Written by FrumForum News on Friday March 4, 2011

The New York Times reports:

LONDON — As the battle for Libya rages on, the struggle over control of the country’s sovereign wealth fund and its $70 billion in assets has just begun.

With a sizable pot of ready cash and stakes in a few elite European companies — including the British publisher Pearson and the Italian soccer club Juventus — the fund served as an emphatic calling card for its founder, Seif al-Islam el-Qaddafi, a son of the Libyan ruler who was once regarded as the reformer in the family.

Established in 2006, the fund was used by Mr. Qaddafi in an effort to make the case that Libya was ready to open itself to the West. It helped draw into Mr. Qaddafi’s orbit a range of powerful figures, including the Rothschild family, Prince Andrew of Britain, the former European trade commissioner Peter Mandelson, the cream of corporate society in Italy and the American private equity investors Stephen A. Schwarzman of Blackstone and David M. Rubenstein of the Carlyle Group.

The United States said it intended to freeze any Libyan Investment Authority’s assets controlled by American institutions, though no specific bank or asset had been publicly identified. In Britain, officials say the fund will be prevented from selling and repatriating its assets, which include, in addition to its Pearson stake, a small portfolio of commercial real estate holdings in London.

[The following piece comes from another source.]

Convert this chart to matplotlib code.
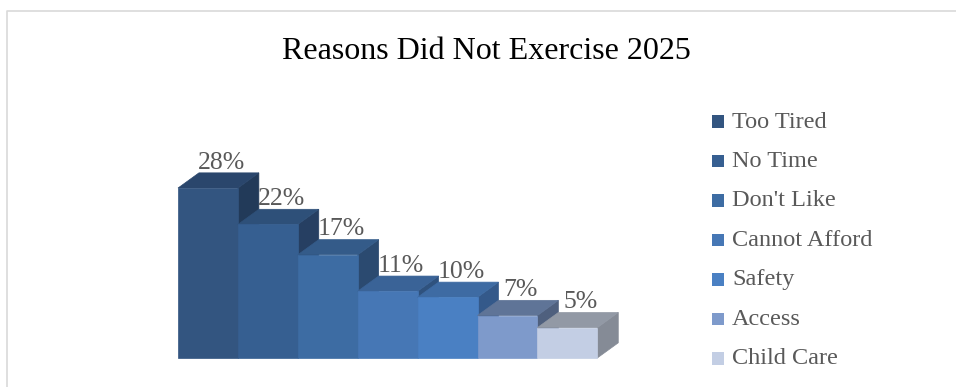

But what remains unclear is to what extent the $50 billion or so of cash and liquid securities in the fund, which operated under the indirect control of Mr. Qaddafi, is accessible to the regime of his father, Col. Muammar el-Qaddafi.

Virtually all of Libya’s riches come from oil, and while the country may well be sitting on a cash mountain, deploying those sums in international markets to buy arms or pay outside fighters is likely to be very difficult.

People who worked closely with the fund said that its inner workings were largely a mystery as bureaucratic inertia and lack of investment expertise kept it from being more active. It made its first outside investments only in 2008. Most of the money is probably held in Libya or in other banks in the Middle East outside of the reach of sanctions.